**WORK REQUIRED**
Retype only what runs from the first line of the listing to the line holding "0.441, 0.536, 0.536];", both included. Do not retype the pictures.
--- Begin DATA SECTION ---
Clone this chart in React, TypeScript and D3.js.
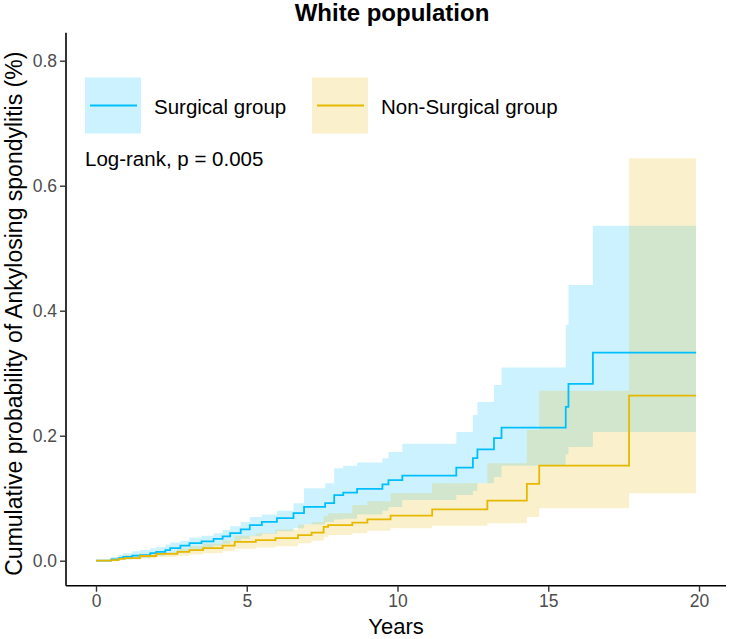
import React, { useEffect, useRef } from 'react';
import * as d3 from 'd3';

// Kaplan-Meier cumulative incidence, surgical group
const surgTime = [0, 0.5, 0.75, 0.9, 1.2, 1.46, 1.8, 2.0, 2.3, 2.46, 2.8, 3.1, 3.5, 3.9, 4.2, 4.45, 4.8, 5.1, 5.5, 6.0, 6.55, 6.9, 7.6, 7.9, 8.2, 8.66, 9.5, 9.7, 10.16, 11.95, 12.5, 12.65, 13.2, 13.45, 15.58, 15.67, 16.48, 19.9];
const surgEst = [0, 0.002, 0.004, 0.006, 0.008, 0.009, 0.012, 0.014, 0.017, 0.02, 0.024, 0.028, 0.031, 0.035, 0.039, 0.044, 0.05, 0.057, 0.062, 0.068, 0.076, 0.086, 0.092, 0.105, 0.109, 0.115, 0.122, 0.129, 0.136, 0.149, 0.164, 0.178, 0.196, 0.213, 0.246, 0.283, 0.333, 0.333];
const surgLower = [0, 0, 0.001, 0.002, 0.003, 0.004, 0.006, 0.008, 0.01, 0.012, 0.015, 0.017, 0.02, 0.024, 0.027, 0.031, 0.035, 0.039, 0.043, 0.047, 0.052, 0.058, 0.062, 0.066, 0.067, 0.074, 0.08, 0.086, 0.097, 0.105, 0.112, 0.124, 0.134, 0.152, 0.17, 0.182, 0.206, 0.206];
const surgUpper = [0, 0.006, 0.009, 0.012, 0.015, 0.017, 0.02, 0.022, 0.026, 0.029, 0.032, 0.037, 0.04, 0.044, 0.049, 0.055, 0.062, 0.07, 0.074, 0.08, 0.092, 0.116, 0.124, 0.148, 0.152, 0.157, 0.164, 0.174, 0.187, 0.206, 0.233, 0.254, 0.281, 0.309, 0.377, 0.441, 0.536, 0.536];

// Non-surgical group
const nonTime = [0, 0.5, 0.75, 0.95, 1.46, 2.0, 2.7, 3.1, 3.55, 4.2, 4.6, 5.3, 5.95, 6.7, 7.15, 7.55, 7.7, 8.5, 9.0, 9.77, 11.15, 12.98, 14.29, 14.7, 17.68, 19.9];
const nonEst = [0, 0.001, 0.003, 0.004, 0.0075, 0.011, 0.014, 0.017, 0.02, 0.024, 0.03, 0.033, 0.036, 0.041, 0.045, 0.054, 0.057, 0.061, 0.066, 0.072, 0.082, 0.096, 0.123, 0.152, 0.264, 0.264];
const nonLower = [0, 0, 0.001, 0.002, 0.004, 0.006, 0.008, 0.01, 0.012, 0.015, 0.019, 0.021, 0.023, 0.028, 0.032, 0.038, 0.041, 0.044, 0.048, 0.052, 0.056, 0.06, 0.07, 0.084, 0.108, 0.108];
const nonUpper = [0, 0.004, 0.007, 0.009, 0.011, 0.014, 0.019, 0.023, 0.027, 0.032, 0.04, 0.044, 0.05, 0.058, 0.062, 0.072, 0.076, 0.089, 0.095, 0.108, 0.124, 0.156, 0.209, 0.272, 0.644, 0.644];

const groupNames = ['Surgical group', 'Non-Surgical group'];
const groupColors = ['#00BFFF', '#E7B800'];
const xTicks = [0, 5, 10, 15, 20];
const yTicks = [0, 0.2, 0.4, 0.6, 0.8];

type Pt = { t: number; e: number; lo: number; hi: number };

const toPoints = (t: number[], e: number[], lo: number[], hi: number[]): Pt[] =>
  t.map((v, i) => ({ t: v, e: e[i], lo: lo[i], hi: hi[i] }));

const App = () => {
  const svgRef = useRef<SVGSVGElement>(null);

  useEffect(() => {
    const width = 731, height = 639;
    const margin = { top: 35.7, right: 5, bottom: 53.3, left: 66 };

    const svg = d3.select(svgRef.current)
      .attr('width', width)
      .attr('height', height);
    svg.selectAll('*').remove();

    const x = d3.scaleLinear().domain([-0.995, 20.895]).range([margin.left, width - margin.right]);
    const y = d3.scaleLinear().domain([-0.04, 0.84]).range([height - margin.bottom, margin.top]);

    const groups = [
      toPoints(surgTime, surgEst, surgLower, surgUpper),
      toPoints(nonTime, nonEst, nonLower, nonUpper),
    ];

    const area = d3.area<Pt>()
      .x(d => x(d.t))
      .y0(d => y(d.lo))
      .y1(d => y(d.hi))
      .curve(d3.curveStepAfter);
    const line = d3.line<Pt>()
      .x(d => x(d.t))
      .y(d => y(d.e))
      .curve(d3.curveStepAfter);

    // confidence bands
    groups.forEach((g, i) => {
      svg.append('path')
        .attr('d', area(g))
        .attr('fill', groupColors[i])
        .attr('fill-opacity', 0.2);
    });
    // estimates
    groups.forEach((g, i) => {
      svg.append('path')
        .attr('d', line(g))
        .attr('fill', 'none')
        .attr('stroke', groupColors[i])
        .attr('stroke-width', 1.8);
    });

    // axes
    const xAxis = svg.append('g')
      .attr('transform', `translate(0,${height - margin.bottom})`)
      .call(d3.axisBottom(x).tickValues(xTicks).tickSize(6).tickPadding(3).tickFormat(d3.format('d')));
    const yAxis = svg.append('g')
      .attr('transform', `translate(${margin.left},0)`)
      .call(d3.axisLeft(y).tickValues(yTicks).tickSize(6).tickPadding(3).tickFormat(d3.format('.1f')));
    [xAxis, yAxis].forEach(ax => {
      ax.select('.domain').attr('stroke', '#000').attr('stroke-width', 1.6);
      ax.selectAll('.tick line').attr('stroke', '#333').attr('stroke-width', 1.4);
      ax.selectAll('.tick text')
        .attr('fill', '#4D4D4D')
        .style('font-family', '"Liberation Sans", Arial, sans-serif')
        .style('font-size', '17.5px');
    });
    xAxis.select('.domain').attr('d', `M${margin.left},0H${width - margin.right}`);
    yAxis.select('.domain').attr('d', `M0,${height - margin.bottom}V${margin.top - 3}`);

    const font = '"Liberation Sans", Arial, sans-serif';

    svg.append('text')
      .attr('x', 392).attr('y', 21)
      .attr('text-anchor', 'middle')
      .style('font-family', font)
      .style('font-size', '24px')
      .style('font-weight', 'bold')
      .text('White population');

    svg.append('text')
      .attr('x', (margin.left + width - margin.right) / 2).attr('y', 634)
      .attr('text-anchor', 'middle')
      .style('font-family', font)
      .style('font-size', '22px')
      .text('Years');

    svg.append('text')
      .attr('transform', `translate(22,${(margin.top + height - margin.bottom) / 2 + 3}) rotate(-90)`)
      .attr('text-anchor', 'middle')
      .style('font-family', font)
      .style('font-size', '23px')
      .text('Cumulative probability of Ankylosing spondylitis (%)');

    // legend
    const legendX = [85, 312];
    groupNames.forEach((name, i) => {
      const lg = svg.append('g').attr('transform', `translate(${legendX[i]},77.5)`);
      lg.append('rect')
        .attr('width', 56).attr('height', 56)
        .attr('fill', groupColors[i]).attr('fill-opacity', 0.2);
      lg.append('line')
        .attr('x1', 5).attr('x2', 52).attr('y1', 28).attr('y2', 28)
        .attr('stroke', groupColors[i]).attr('stroke-width', 1.8);
      lg.append('text')
        .attr('x', 69).attr('y', 36)
        .style('font-family', font)
        .style('font-size', '20.5px')
        .text(name);
    });

    svg.append('text')
      .attr('x', 85).attr('y', 166)
      .style('font-family', font)
      .style('font-size', '20.5px')
      .text('Log-rank, p = 0.005');
  }, []);

  return (
    <div style={{ position: 'absolute', left: 0, top: 0 }}>
      <svg ref={svgRef} style={{ display: 'block' }}></svg>
    </div>
  );
};

export default App;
--- End DATA SECTION ---
**FINISHED TASK**
Clone this chart in React, TypeScript and D3.js.
import React, { useEffect, useRef } from 'react';
import * as d3 from 'd3';

// Kaplan-Meier cumulative incidence, surgical group
const surgTime = [0, 0.5, 0.75, 0.9, 1.2, 1.46, 1.8, 2.0, 2.3, 2.46, 2.8, 3.1, 3.5, 3.9, 4.2, 4.45, 4.8, 5.1, 5.5, 6.0, 6.55, 6.9, 7.6, 7.9, 8.2, 8.66, 9.5, 9.7, 10.16, 11.95, 12.5, 12.65, 13.2, 13.45, 15.58, 15.67, 16.48, 19.9];
const surgEst = [0, 0.002, 0.004, 0.006, 0.008, 0.009, 0.012, 0.014, 0.017, 0.02, 0.024, 0.028, 0.031, 0.035, 0.039, 0.044, 0.05, 0.057, 0.062, 0.068, 0.076, 0.086, 0.092, 0.105, 0.109, 0.115, 0.122, 0.129, 0.136, 0.149, 0.164, 0.178, 0.196, 0.213, 0.246, 0.283, 0.333, 0.333];
const surgLower = [0, 0, 0.001, 0.002, 0.003, 0.004, 0.006, 0.008, 0.01, 0.012, 0.015, 0.017, 0.02, 0.024, 0.027, 0.031, 0.035, 0.039, 0.043, 0.047, 0.052, 0.058, 0.062, 0.066, 0.067, 0.074, 0.08, 0.086, 0.097, 0.105, 0.112, 0.124, 0.134, 0.152, 0.17, 0.182, 0.206, 0.206];
const surgUpper = [0, 0.006, 0.009, 0.012, 0.015, 0.017, 0.02, 0.022, 0.026, 0.029, 0.032, 0.037, 0.04, 0.044, 0.049, 0.055, 0.062, 0.07, 0.074, 0.08, 0.092, 0.116, 0.124, 0.148, 0.152, 0.157, 0.164, 0.174, 0.187, 0.206, 0.233, 0.254, 0.281, 0.309, 0.377, 0.441, 0.536, 0.536];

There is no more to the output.